In a small saucepan, combine soy sauce, mirin, and sugar. Add more sugar, if desired.
If you are using the optional fresh ginger root and/or garlic, slice or chop the ginger and garlic and add it to the other ingredients. Over medium-high, heat skillet while stirring the mixture well.
Lower heat to medium and bring sauce to a boil, then turn down the heat to low. Simmer sauce for a few minutes until it reduces slightly.
Remove pan from heat and allow teriyaki sauce to cool.
If you added ginger root or garlic to the sauce, strain the sauce to remove the ginger and garlic pieces using a strainer.

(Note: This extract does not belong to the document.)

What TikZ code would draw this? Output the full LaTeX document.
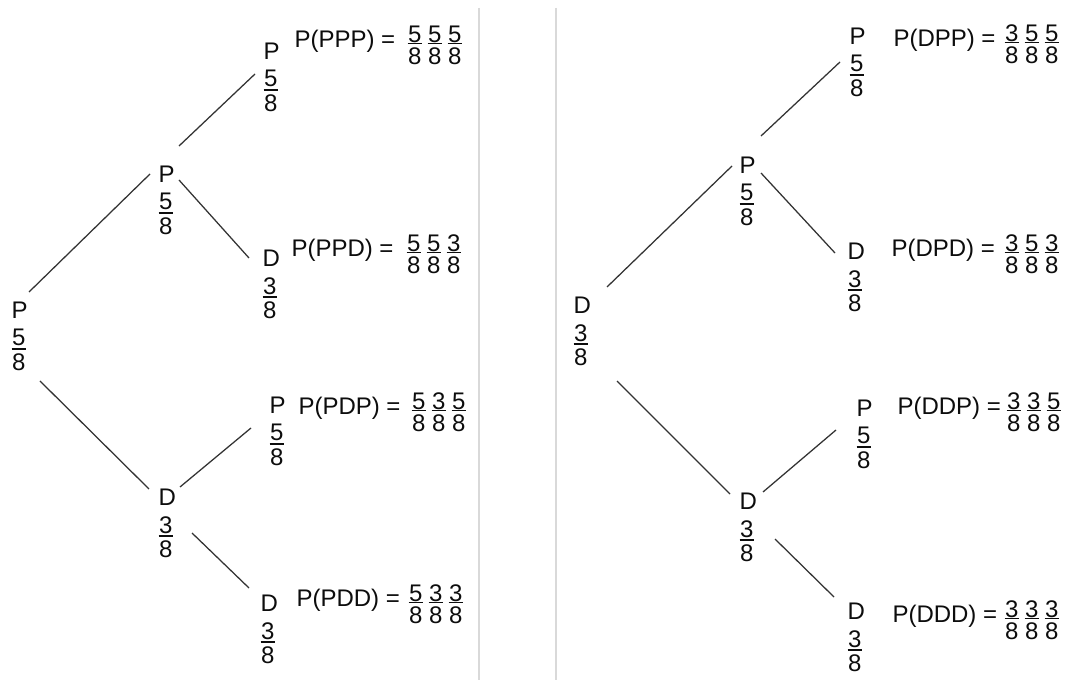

- Westernized recipes for teriyaki sauce may include the addition of a slurry of cornstarch and water to thicken the sauce, but the addition of a cornstarch slurry is entirely up to you. To thicken this teriyaki sauce recipe, combine in a small bowl 1 tablespoon of cornstarch with 1/4 cup of water and whisk with a fork to make the slurry. In step 4 of the recipe, as the sauce is over medium heat, whisk the cornstarch slurry into the sauce and bring to a boil. Then reduce the heat to low and simmer for a few minutes until the sauce thickens.
- Another simple teriyaki sauce recipe is a ratio of 1 to 1 with equal parts of soy sauce and granulated white sugar. This recipe works great if you do not have mirin in your pantry or if the ingredient is not easily accessible to you.
How to Store Teriyaki Sauce
- If you want to make this ahead of time and store it in the refrigerator or make a double batch so you have some on hand, teriyaki sauce will keep in a tightly sealed container for a long period of time (a small plastic lidded one works well), but will taste best if you use it within a week.
- Teriyaki sauce will last in the freezer, in a zip-top freezer bag, marked with the date, for up to 3 months.